October 23, 2008
Red Crossbill drinking
Red Crossbill
There were three of them, forty yards down the mountainside in a small draw, partially obscured by terrain and foliage.  I had been watching them since they arrived in mid-afternoon, never once suspecting they might, in the end, come up toward the spring.  But they were coming now, single file in a slow processional, directly toward my position, and whether out of respect or embarrassment I could not now bring myself to alert them to my presence.

The leader, not ten yards from me as she came up a small rise in the trail, still had not the slightest idea I was there.  She was forty something, classic mahogany skin, long dark hair, and cheekbones to die for.  As a secret witness to their ceremony of soft chants and tossing of seeds, I had felt like a voyeur.  Now I watched every move on her face with curiosity and dread, fearing that when she discovered me it would startle them and ruin their ritual.

Down on my kneepads in total camouflage, I was just at the point where the trail curved around the spring.  Arriving at sunrise with camera and binoculars and knowing there was no other nearby water source, I had hoped all the neighborhood birds with their young of the year knew about this one.  I had not been disappointed.
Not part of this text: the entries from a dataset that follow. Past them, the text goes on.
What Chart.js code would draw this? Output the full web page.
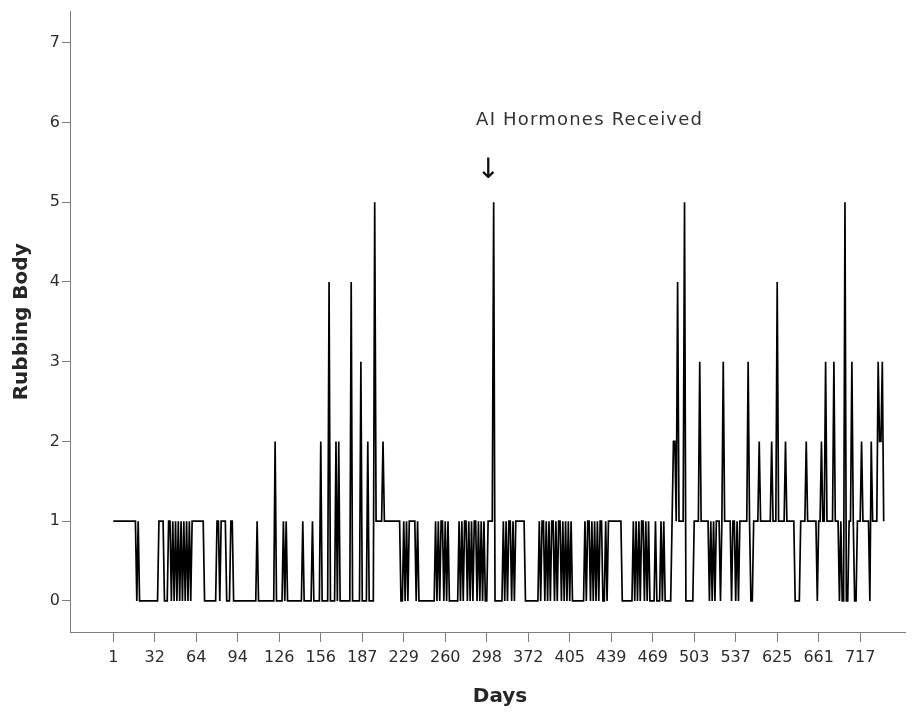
<!DOCTYPE html>
<html>
<head>
<meta charset="utf-8">
<script src="https://cdn.jsdelivr.net/npm/chart.js@4.4.1/dist/chart.umd.min.js"></script>
<style>
  html, body { margin: 0; padding: 0; background: #ffffff; }
  #wrap { width: 917px; height: 713px; }
</style>
</head>
<body>
<div id="wrap"><canvas id="c" width="917" height="713"></canvas></div>
<script>
// Day labels shown under every 30th observation
const tickLabels = ['1', '32', '64', '94', '126', '156', '187', '229', '260', '298',
                    '372', '405', '439', '469', '503', '537', '625', '661', '717'];
const pointsPerLabel = 30;

// Rubbing-body counts per observed day, one row per labelled interval
const rubbing = [
  1,1,1,1,1,1,1,1,1,1, 1,1,1,1,1,1,1,0,1,0, 0,0,0,0,0,0,0,0,0,0,
  0,0,0,1,1,1,1,0,0,0, 1,1,0,1,0,1,0,1,0,1, 0,1,0,1,0,1,0,1,1,1,
  1,1,1,1,1,1,0,0,0,0, 0,0,0,0,0,1,1,0,1,1, 1,1,0,0,0,1,1,0,0,0,
  0,0,0,0,0,0,0,0,0,0, 0,0,0,0,1,0,0,0,0,0, 0,0,0,0,0,0,0,2,0,0,
  0,0,0,1,0,1,0,0,0,0, 0,0,0,0,0,0,0,1,0,0, 0,0,0,0,1,0,0,0,0,0,
  2,0,0,0,0,0,4,0,0,0, 0,2,0,2,0,0,0,0,0,0, 0,0,4,0,0,0,0,0,0,3,
  0,0,0,0,2,0,0,0,0,5, 1,1,1,1,1,2,1,1,1,1, 1,1,1,1,1,1,1,1,0,0,
  1,0,1,0,1,1,1,1,1,0, 1,0,0,0,0,0,0,0,0,0, 0,0,0,1,0,1,0,1,1,0,
  1,0,1,0,0,0,0,0,0,0, 1,0,1,0,1,1,0,1,0,1, 0,1,1,0,1,0,1,0,1,0,
  0,1,1,1,1,5,0,0,0,0, 0,0,1,0,1,0,1,1,0,1, 0,1,1,1,1,1,1,1,0,0,
  0,0,0,0,0,0,0,0,1,0, 1,1,0,1,0,1,0,1,1,0, 1,0,1,1,0,1,0,1,0,1,
  0,1,0,0,0,0,0,0,0,0, 0,1,0,1,1,0,1,0,1,0, 1,0,1,1,0,0,1,0,1,1,
  1,1,1,1,1,1,1,1,0,0, 0,0,0,0,0,0,1,0,1,0, 1,0,1,1,0,1,0,1,0,0,
  0,0,1,0,0,0,1,0,1,0, 0,0,0,0,1,2,2,1,4,1, 1,1,1,5,0,0,0,0,0,0,
  1,1,1,1,3,1,1,1,1,1, 1,0,1,0,1,0,1,1,1,0, 1,3,1,1,1,1,1,0,1,1,
  0,1,0,1,1,1,1,1,1,3, 1,0,0,1,1,1,1,2,1,1, 1,1,1,1,1,1,2,1,1,1,
  4,1,1,1,1,1,2,1,1,1, 1,1,1,0,0,0,0,1,1,1, 1,2,1,1,1,1,1,1,1,0,
  1,1,2,1,1,3,1,1,1,1, 1,3,1,1,1,0,1,0,0,5, 0,0,1,1,3,1,0,0,1,1,
  1,2,1,1,1,1,1,0,2,1, 1,1,1,3,2,2,3,1
];

const yTicks = [0, 1, 2, 3, 4, 5, 6, 7];

// Note for the hormone treatment
const noteText = 'AI Hormones Received';
const noteIndex = 271;     // observation the arrow points to
const noteTextValue = 6.03;
const noteArrowValue = 5.4;

const axisGray = '#7d7d7d';
const textDark = '#262626';

const labelsPlugin = {
  id: 'labels',
  afterDraw(chart) {
    const c = chart.ctx;
    const xs = chart.scales.x, ys = chart.scales.y;
    c.save();
    c.fillStyle = textDark;

    // y-axis title
    c.save();
    c.translate(22, (chart.chartArea.top + chart.chartArea.bottom) / 2);
    c.rotate(-Math.PI / 2);
    c.font = 'bold 20px "DejaVu Sans"';
    c.textAlign = 'center';
    c.textBaseline = 'middle';
    c.fillText('Rubbing Body', 0, 0);
    c.restore();

    // x-axis title
    c.font = 'bold 20px "DejaVu Sans"';
    c.textAlign = 'center';
    c.textBaseline = 'middle';
    c.fillText('Days', 500, 697);

    // annotation with arrow
    const ax = xs.getPixelForValue(noteIndex);
    c.fillStyle = '#333333';
    c.font = '18px "DejaVu Sans"';
    c.letterSpacing = '1.2px';
    c.textAlign = 'left';
    c.textBaseline = 'middle';
    c.fillText(noteText, ax - 12, ys.getPixelForValue(noteTextValue));
    c.letterSpacing = '0px';
    c.fillStyle = '#111111';
    c.font = '28px "DejaVu Sans"';
    c.textAlign = 'center';
    c.fillText('\u2193', ax, ys.getPixelForValue(noteArrowValue));
    c.restore();
  }
};

const points = rubbing.map((v, i) => ({ x: i, y: v }));

new Chart(document.getElementById('c'), {
  type: 'line',
  data: {
    datasets: [{
      data: points,
      borderColor: '#000000',
      borderWidth: 1.7,
      pointRadius: 0,
      tension: 0,
      fill: false
    }]
  },
  options: {
    responsive: false,
    animation: false,
    devicePixelRatio: 1,
    layout: { padding: { top: 10, right: 12, left: 0, bottom: 0 } },
    plugins: { legend: { display: false }, tooltip: { enabled: false } },
    scales: {
      x: {
        type: 'linear',
        min: -31.3,
        max: 572.4,
        grid: { drawOnChartArea: false, drawTicks: true, tickLength: 10, color: axisGray, lineWidth: 1 },
        border: { color: axisGray, width: 1 },
        ticks: {
          autoSkip: false,
          maxRotation: 0,
          color: '#2e2e2e',
          font: { family: 'DejaVu Sans', size: 16 },
          padding: 6,
          callback: (v, i) => tickLabels[i]
        },
        afterBuildTicks: s => { s.ticks = tickLabels.map((_, i) => ({ value: i * pointsPerLabel })); },
        afterFit: s => { s.height = 81; }
      },
      y: {
        type: 'linear',
        min: -0.39,
        max: 7.39,
        grid: { drawOnChartArea: false, drawTicks: true, tickLength: 8, color: axisGray, lineWidth: 1 },
        border: { color: axisGray, width: 1 },
        ticks: {
          color: '#2e2e2e',
          font: { family: 'DejaVu Sans', size: 16 },
          padding: 2
        },
        afterBuildTicks: s => { s.ticks = yTicks.map(v => ({ value: v })); },
        afterFit: s => { s.width = 70; }
      }
    }
  },
  plugins: [labelsPlugin]
});
</script>
</body>
</html>
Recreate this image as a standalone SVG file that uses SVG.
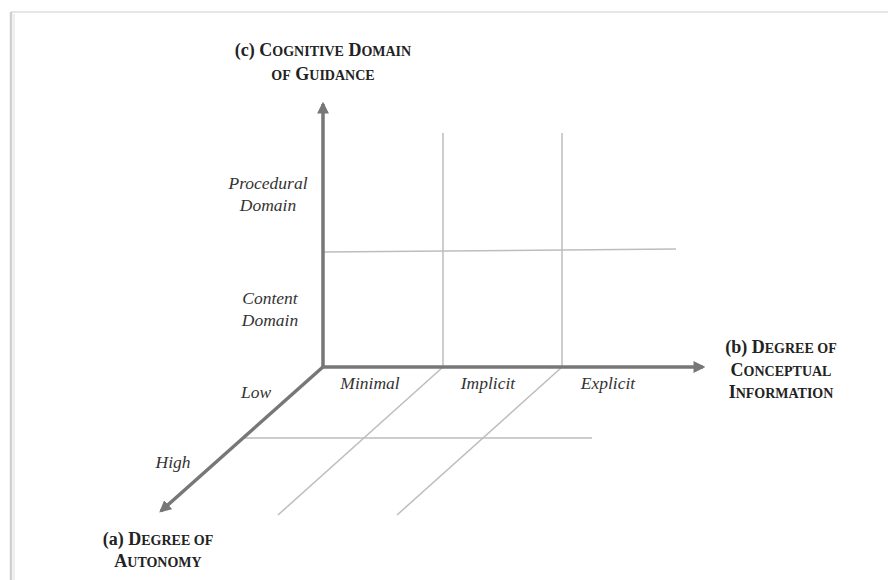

A family of Steller's jays had come every hour to glean bugs from the horizontal rock surfaces, and red-shafted flickers, bracing themselves with stiff tail feathers on the vertical faces, had spent the whole day at the same task in their own separate niche.  Robins and nuthatches had come to drink, and the spotted Townsend's solitaire was the first juvenile of that species I had ever seen.  Yellow-rumped warblers were flycatching everywhere, and a western tanager family had worked through the foliage above me at regular intervals.

The catch of the day with the camera had been the young red crossbill drinking at the spring pond.  It was always a delight to observe these uncommon finches with their wonderful bills evolved specifically for prying open pine cones.  My chain of thoughts was evolving too, from the intricacies and "intelligence" of nature, to my celebration of it with my camera, to the ceremony of these three women, Navajo or Hopi, who were surely celebrating the same thing in their own way.

Five yards out now, she topped the rise.  Her gray eyes met my sunglasses, flickered slightly but never wavered, then dropped to the curve of the trail, her step never faltering, her expression unchanging.  The procession swept by, seemingly oblivious to my unexpected presence.  I exhaled and realized I was sweating profusely in the cool autumn evening.  I was overcome with relief and an odd sense of joy.

I spoke with them later at the trailhead, as nighttime fell.  They hoped they had not interfered with me.  They had known, before I and better than I, that we are all in this together, strangers from different cultures, the celebration of nature an ancient and unifying bond.